▶ [What you need to do]: Retype each line of the listing below, from the first through the one holding "plt.rcParams['mathtext.bf'] = 'Liberation", with no other lines.

▶

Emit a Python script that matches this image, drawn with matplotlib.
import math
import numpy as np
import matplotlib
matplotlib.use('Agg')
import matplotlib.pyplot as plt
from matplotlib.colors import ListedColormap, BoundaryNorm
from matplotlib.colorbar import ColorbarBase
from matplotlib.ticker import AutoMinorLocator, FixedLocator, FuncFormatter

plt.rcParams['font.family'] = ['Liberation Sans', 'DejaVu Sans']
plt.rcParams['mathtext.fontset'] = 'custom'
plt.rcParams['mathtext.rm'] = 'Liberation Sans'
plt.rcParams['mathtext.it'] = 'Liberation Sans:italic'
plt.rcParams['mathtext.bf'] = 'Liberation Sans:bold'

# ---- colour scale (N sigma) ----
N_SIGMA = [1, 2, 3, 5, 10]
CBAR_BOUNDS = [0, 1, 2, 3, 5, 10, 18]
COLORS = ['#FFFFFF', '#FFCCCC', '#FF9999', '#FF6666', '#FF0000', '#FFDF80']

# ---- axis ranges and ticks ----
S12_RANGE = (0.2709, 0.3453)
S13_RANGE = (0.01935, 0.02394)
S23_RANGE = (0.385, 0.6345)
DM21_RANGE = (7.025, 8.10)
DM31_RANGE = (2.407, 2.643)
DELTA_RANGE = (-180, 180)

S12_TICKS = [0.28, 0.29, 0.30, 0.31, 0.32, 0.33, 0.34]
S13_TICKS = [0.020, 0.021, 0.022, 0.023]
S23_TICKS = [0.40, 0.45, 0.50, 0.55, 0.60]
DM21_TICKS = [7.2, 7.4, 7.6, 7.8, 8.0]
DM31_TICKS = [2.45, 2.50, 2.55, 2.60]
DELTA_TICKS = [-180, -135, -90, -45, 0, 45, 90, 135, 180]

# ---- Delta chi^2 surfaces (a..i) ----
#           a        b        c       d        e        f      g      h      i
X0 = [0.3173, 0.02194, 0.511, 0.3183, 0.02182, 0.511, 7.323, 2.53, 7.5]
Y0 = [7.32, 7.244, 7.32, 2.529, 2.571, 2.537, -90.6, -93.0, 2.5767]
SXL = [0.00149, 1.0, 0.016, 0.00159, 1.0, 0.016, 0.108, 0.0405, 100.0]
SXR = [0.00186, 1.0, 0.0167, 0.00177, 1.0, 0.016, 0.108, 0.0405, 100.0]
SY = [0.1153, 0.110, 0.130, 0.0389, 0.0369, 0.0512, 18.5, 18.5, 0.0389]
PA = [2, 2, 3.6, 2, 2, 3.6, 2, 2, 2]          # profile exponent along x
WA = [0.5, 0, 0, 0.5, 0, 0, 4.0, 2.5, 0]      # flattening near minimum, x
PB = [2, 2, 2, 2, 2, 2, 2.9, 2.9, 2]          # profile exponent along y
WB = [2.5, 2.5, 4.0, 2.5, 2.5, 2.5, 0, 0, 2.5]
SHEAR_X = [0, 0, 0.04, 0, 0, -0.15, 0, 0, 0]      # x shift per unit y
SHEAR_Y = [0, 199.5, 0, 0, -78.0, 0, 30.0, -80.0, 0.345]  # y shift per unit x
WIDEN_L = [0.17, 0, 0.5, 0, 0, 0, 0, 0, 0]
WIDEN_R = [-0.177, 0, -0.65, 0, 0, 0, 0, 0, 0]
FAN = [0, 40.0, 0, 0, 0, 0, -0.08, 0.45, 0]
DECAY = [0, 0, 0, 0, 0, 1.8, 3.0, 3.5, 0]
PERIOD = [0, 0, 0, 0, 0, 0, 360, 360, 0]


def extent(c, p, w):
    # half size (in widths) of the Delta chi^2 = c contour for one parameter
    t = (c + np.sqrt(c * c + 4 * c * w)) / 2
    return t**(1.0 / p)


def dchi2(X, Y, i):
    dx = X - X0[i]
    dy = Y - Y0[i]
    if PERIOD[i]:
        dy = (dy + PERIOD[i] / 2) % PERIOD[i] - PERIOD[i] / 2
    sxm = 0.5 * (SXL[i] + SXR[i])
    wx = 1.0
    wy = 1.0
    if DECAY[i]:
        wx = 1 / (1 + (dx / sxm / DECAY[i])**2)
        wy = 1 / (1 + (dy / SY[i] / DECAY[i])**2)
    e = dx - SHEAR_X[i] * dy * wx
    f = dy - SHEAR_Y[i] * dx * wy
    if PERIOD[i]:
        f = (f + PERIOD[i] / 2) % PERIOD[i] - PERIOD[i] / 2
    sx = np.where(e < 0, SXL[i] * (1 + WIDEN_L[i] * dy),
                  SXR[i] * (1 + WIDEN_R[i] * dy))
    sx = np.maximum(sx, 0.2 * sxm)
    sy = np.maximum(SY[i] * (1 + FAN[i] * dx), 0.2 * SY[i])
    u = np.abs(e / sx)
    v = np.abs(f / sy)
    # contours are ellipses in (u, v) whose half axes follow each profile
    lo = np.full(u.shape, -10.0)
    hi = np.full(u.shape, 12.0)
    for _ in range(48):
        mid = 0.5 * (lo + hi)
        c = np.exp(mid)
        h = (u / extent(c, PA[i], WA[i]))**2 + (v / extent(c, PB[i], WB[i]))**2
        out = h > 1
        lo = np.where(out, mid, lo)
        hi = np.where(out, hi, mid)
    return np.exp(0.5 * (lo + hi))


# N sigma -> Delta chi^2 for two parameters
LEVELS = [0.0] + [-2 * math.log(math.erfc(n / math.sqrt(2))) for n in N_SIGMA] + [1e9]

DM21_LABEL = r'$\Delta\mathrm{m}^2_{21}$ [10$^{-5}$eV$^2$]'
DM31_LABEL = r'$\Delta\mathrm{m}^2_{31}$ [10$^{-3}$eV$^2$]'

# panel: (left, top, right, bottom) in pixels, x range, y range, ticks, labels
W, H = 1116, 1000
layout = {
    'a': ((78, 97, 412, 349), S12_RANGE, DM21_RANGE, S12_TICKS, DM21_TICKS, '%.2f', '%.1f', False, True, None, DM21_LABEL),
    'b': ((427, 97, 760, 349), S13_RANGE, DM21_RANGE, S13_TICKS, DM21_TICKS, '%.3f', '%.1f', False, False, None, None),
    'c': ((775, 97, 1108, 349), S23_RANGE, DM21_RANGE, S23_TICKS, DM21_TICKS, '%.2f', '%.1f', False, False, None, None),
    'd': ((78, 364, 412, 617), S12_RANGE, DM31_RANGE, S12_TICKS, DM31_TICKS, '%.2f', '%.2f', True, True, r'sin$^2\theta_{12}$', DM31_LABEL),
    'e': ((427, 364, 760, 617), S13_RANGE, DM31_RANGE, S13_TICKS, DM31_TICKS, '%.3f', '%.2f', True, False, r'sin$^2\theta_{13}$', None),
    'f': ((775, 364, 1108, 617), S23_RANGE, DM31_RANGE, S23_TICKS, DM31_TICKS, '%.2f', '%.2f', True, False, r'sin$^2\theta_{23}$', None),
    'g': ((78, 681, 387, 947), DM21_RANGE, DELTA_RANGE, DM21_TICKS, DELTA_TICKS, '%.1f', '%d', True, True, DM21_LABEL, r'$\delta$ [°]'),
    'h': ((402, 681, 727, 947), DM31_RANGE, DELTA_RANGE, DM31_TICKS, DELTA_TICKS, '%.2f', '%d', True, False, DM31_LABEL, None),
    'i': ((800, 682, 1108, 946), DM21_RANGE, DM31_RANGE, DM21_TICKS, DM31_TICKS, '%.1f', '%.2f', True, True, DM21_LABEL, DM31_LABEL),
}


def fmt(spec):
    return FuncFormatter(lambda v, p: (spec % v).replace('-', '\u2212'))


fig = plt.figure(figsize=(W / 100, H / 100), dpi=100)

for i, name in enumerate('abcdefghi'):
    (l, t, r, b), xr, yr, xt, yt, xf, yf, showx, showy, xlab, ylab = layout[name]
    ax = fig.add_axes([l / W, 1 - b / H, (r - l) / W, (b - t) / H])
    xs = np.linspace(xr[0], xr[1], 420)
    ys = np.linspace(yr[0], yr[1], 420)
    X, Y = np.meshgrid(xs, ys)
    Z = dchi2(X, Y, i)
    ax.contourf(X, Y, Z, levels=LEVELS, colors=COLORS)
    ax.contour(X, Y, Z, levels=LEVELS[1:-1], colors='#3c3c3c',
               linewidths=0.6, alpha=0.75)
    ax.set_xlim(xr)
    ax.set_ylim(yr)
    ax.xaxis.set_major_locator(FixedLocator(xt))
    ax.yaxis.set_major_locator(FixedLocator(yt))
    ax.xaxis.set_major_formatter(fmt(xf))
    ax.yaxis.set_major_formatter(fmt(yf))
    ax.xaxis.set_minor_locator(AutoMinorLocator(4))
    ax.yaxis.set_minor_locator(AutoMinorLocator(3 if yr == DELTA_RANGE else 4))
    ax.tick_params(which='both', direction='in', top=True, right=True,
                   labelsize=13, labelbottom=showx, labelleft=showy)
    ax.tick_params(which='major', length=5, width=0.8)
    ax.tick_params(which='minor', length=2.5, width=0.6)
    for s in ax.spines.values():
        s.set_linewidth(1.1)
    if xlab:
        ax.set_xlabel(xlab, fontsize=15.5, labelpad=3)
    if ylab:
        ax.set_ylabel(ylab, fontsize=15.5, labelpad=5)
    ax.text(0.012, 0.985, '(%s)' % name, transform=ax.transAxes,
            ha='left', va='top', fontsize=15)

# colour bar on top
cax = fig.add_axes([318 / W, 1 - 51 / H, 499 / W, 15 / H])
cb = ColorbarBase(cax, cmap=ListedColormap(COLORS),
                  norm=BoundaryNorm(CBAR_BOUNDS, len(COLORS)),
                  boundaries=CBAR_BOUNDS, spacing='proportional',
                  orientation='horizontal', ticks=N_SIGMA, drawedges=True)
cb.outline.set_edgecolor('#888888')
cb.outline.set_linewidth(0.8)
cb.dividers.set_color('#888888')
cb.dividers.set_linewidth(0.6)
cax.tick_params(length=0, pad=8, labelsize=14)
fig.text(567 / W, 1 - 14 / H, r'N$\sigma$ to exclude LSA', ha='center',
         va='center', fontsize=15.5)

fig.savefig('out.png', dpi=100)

◀

▶ [Worked solution]:
Emit a Python script that matches this image, drawn with matplotlib.
import math
import numpy as np
import matplotlib
matplotlib.use('Agg')
import matplotlib.pyplot as plt
from matplotlib.colors import ListedColormap, BoundaryNorm
from matplotlib.colorbar import ColorbarBase
from matplotlib.ticker import AutoMinorLocator, FixedLocator, FuncFormatter

plt.rcParams['font.family'] = ['Liberation Sans', 'DejaVu Sans']
plt.rcParams['mathtext.fontset'] = 'custom'
plt.rcParams['mathtext.rm'] = 'Liberation Sans'
plt.rcParams['mathtext.it'] = 'Liberation Sans:italic'
plt.rcParams['mathtext.bf'] = 'Liberation Sans:bold'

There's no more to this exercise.